There is a battery of unit and integration tests included. To run them, do the following in the same folder as this README:

dotnet restore
dotnet test

How it works

Parsing

Parsing date prefixes (DatePrefixParser.cs)

To read a date prefix, we first parse it into a DateTime by adding all the eventually missing data from a template.

Then, we need to know the unit of time to add in order to create our range of DateTimes. To do so, we check the length of the provided date prefix and add the unit of time corresponding to it.

Parsing logs (LogParser.cs)

The parsing reads the whole HN archive file provided (hn_logs.tsv) and parses its DateTimes and queries.

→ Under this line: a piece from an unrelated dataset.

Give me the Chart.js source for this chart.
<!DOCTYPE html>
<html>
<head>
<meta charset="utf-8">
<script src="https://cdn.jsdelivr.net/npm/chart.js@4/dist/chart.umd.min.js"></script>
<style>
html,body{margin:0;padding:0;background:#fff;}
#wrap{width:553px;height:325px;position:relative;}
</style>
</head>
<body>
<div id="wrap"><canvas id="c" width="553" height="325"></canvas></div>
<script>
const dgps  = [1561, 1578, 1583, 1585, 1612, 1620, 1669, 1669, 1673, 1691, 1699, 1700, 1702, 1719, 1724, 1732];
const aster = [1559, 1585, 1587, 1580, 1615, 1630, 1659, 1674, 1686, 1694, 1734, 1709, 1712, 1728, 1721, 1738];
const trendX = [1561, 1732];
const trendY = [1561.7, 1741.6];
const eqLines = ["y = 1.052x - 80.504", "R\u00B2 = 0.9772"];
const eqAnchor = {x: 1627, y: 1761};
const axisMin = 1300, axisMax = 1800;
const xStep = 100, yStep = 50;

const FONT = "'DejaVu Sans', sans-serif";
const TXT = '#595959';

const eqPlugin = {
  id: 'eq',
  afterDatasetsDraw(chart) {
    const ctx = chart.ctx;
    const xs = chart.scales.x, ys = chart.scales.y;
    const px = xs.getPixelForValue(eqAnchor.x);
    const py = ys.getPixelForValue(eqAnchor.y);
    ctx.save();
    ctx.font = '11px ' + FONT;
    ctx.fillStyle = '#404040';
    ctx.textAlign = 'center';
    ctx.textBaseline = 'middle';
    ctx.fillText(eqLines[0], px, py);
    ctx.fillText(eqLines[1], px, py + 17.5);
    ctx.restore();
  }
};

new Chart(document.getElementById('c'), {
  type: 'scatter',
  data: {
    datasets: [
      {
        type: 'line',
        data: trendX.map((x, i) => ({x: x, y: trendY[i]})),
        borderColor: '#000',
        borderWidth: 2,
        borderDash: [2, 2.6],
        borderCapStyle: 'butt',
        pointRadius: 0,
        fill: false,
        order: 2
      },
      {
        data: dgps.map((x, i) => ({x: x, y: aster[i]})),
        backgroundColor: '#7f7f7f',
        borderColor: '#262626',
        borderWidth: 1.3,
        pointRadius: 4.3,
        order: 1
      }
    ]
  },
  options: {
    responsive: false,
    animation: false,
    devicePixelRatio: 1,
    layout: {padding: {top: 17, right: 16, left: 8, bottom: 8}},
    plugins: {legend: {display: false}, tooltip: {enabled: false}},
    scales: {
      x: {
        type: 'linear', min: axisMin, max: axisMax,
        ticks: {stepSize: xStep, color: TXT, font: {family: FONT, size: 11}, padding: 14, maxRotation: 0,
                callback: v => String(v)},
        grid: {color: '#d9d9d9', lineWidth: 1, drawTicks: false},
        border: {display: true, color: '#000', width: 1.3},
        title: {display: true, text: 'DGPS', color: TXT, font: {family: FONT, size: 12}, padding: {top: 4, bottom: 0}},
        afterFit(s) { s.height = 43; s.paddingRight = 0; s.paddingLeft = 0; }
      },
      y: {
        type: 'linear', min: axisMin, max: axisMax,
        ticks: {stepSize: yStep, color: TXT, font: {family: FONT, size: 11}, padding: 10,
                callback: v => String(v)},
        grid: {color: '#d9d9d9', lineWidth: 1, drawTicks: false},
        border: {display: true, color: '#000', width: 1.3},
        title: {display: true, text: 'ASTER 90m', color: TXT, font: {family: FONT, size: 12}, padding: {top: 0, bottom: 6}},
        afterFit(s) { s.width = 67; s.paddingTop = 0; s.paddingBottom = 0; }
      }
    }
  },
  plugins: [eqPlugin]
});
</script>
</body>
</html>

The various DateTimes are inserted in a SortedSet, which is a self-balancing tree provided by the .NET Framework. Since we're given no guarantees that the logs are provided in sorted order, this allows us to ensure that they are always sorted, with an insert complexity of O(logn).

We also insert the queries in a Dictionary from DateTime to the list of queries performed at this instant.

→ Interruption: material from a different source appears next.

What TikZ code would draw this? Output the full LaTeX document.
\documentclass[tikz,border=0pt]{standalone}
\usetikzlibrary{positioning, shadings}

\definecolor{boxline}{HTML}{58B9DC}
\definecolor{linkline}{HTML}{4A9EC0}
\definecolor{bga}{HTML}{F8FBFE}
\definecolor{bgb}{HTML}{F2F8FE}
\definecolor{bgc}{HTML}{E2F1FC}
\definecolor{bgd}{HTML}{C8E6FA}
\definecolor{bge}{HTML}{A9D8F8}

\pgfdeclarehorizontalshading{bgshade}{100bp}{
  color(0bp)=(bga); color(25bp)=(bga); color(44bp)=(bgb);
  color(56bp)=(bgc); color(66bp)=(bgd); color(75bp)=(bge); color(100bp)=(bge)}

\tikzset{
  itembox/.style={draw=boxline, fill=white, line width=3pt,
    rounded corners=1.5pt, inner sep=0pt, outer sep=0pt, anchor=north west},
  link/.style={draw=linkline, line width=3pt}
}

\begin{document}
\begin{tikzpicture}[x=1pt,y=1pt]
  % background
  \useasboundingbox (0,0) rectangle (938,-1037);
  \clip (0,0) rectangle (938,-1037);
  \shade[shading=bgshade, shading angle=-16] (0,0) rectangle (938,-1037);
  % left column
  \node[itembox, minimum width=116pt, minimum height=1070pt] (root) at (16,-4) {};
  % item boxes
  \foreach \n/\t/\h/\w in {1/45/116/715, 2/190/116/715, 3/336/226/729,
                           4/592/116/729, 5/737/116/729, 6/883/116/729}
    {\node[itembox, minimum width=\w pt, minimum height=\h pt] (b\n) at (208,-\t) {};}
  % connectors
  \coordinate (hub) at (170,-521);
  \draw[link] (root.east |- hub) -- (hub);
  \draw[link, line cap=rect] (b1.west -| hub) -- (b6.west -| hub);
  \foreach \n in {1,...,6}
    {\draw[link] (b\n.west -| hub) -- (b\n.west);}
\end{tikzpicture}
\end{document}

Querying (HnDataRepository.cs)

This structure constains the SortedSet and the Dictionary.

When we want to make any query on the data (whether distinct queries counting or most popular ones), we always use the GetQueriesBetween method. This method gets the queries between two DateTimes (in order to not include the second DateTimes, its value is reduced by the smallest unit possible, a Tick). To do so, it uses the SortedSet's built-in GetViewBetween method, which can find both ends in O(logn) time and return a view of the notes between them. Due to .NET Framework's requirement that the Count property always being O(1), it however also goes over all the K found elements to update it, which makes it O(K).

Distinct queries count

To count distinct queries, we just use a HashSet to have amortized O(1) insertion and retrieval. Then, we add all the queries we found in the time window one by one to the set and return its Count property.

Most popular queries

To return the most popular queries, we use a Dictionary to have amortized O(1) insertion and retrieval. Then, we go over all the queries and use the Dictionary to count the number of times we see each of them.

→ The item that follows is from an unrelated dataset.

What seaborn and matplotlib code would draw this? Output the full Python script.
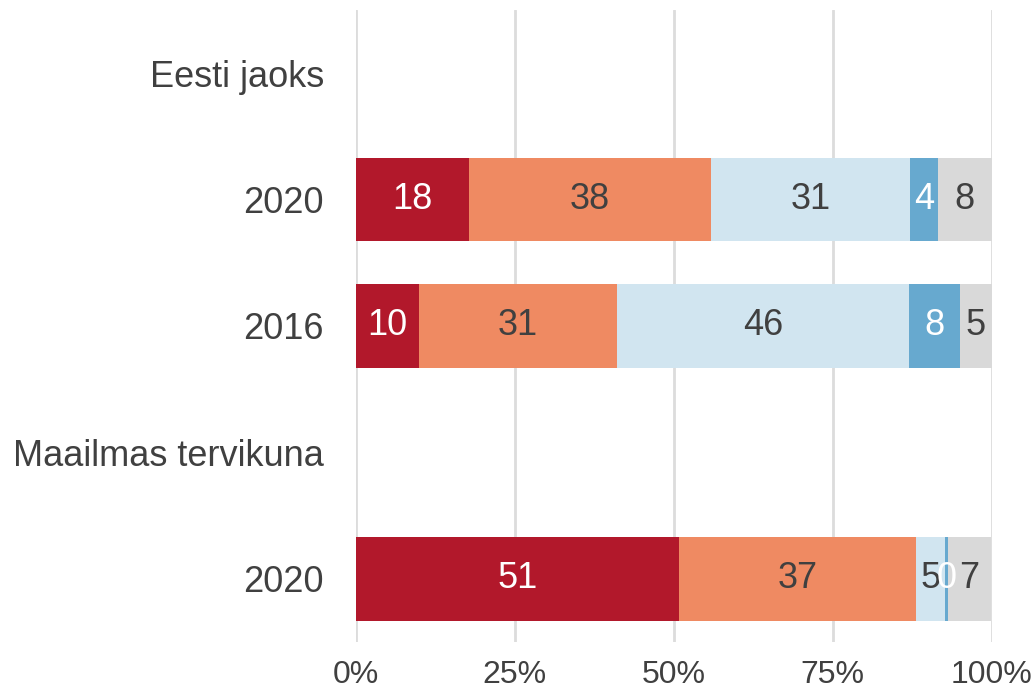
import numpy as np
import pandas as pd
import matplotlib
matplotlib.use('Agg')
import matplotlib.pyplot as plt
import seaborn as sns

# Row labels (group headers have no bar)
row_ids = ['h1', 'e2020', 'e2016', 'h2', 'w2020']
row_labels = ['Eesti jaoks', '2020', '2016', 'Maailmas tervikuna', '2020']

# Shares per answer category, %
seg1 = [np.nan, 17.8, 9.9, np.nan, 50.8]
seg2 = [np.nan, 38.0, 31.1, np.nan, 37.3]
seg3 = [np.nan, 31.4, 46.0, np.nan, 4.6]
seg4 = [np.nan, 4.4, 8.1, np.nan, 0.4]
seg5 = [np.nan, 8.4, 4.9, np.nan, 6.8]

colors = ['#b2182b', '#ef8a62', '#d1e5f0', '#67a9cf', '#d9d9d9']
text_colors = ['white', '#404040', '#404040', 'white', '#404040']
dark = '#404040'

sns.set_theme(style='white')
plt.rcParams['font.family'] = ['Liberation Sans', 'DejaVu Sans']

segs = np.array([seg1, seg2, seg3, seg4, seg5])
cum = np.nancumsum(segs, axis=0)
cum[np.isnan(segs)] = np.nan

fig = plt.figure(figsize=(10.35, 6.93), dpi=100)
ax = fig.add_axes([0.344, 0.0736, 0.958 - 0.344, 0.9856 - 0.0736])

# draw cumulative totals, last segment first, so each earlier one covers it
for i in range(len(segs) - 1, -1, -1):
    df = pd.DataFrame({'row': row_ids, 'val': cum[i]})
    sns.barplot(data=df, y='row', x='val', order=row_ids, color=colors[i],
                saturation=1, width=0.66, ax=ax, zorder=3, linewidth=0)

# value labels at the middle of each segment
for i in range(len(segs)):
    for j, v in enumerate(segs[i]):
        if np.isnan(v):
            continue
        centre = cum[i][j] - v / 2
        ax.text(centre, j, f'{v:.0f}', ha='center', va='center',
                fontsize=26, color=text_colors[i], zorder=5)

ax.set_xlim(0, 100)
ax.set_ylim(4.5, -0.5)
ax.set_xticks([0, 25, 50, 75, 100])
ax.set_xticklabels(['0%', '25%', '50%', '75%', '100%'])
ax.set_yticks(range(len(row_ids)))
ax.set_yticklabels(row_labels)
ax.set_xlabel('')
ax.set_ylabel('')
ax.xaxis.grid(True, color='#dcdcdc', linewidth=2, zorder=0)
ax.yaxis.grid(False)
ax.set_axisbelow(True)
for s in ax.spines.values():
    s.set_visible(False)
ax.tick_params(axis='y', length=0, pad=23, labelsize=26, labelcolor=dark)
ax.tick_params(axis='x', length=0, pad=13, labelsize=23, labelcolor=dark)

fig.savefig('out.png', dpi=100)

Finally, we sort the Dictionary's entries by value in descending order, which is O(nlogn) and we return the K most popular ones as requested.

Technical Choices

I chose to use .NET Core because I'm very familiar with C# and how to use it. This also allowed the project to be cross-platform, which was something that was important for me, as I currently code on Windows but wanted the code to be executable by anyone.

The use of ASP.Net Core was also for simplicity's sake, as it's very easy to create a REST API with it that serializes automatically objects to JSON and where the routing is easy to understand.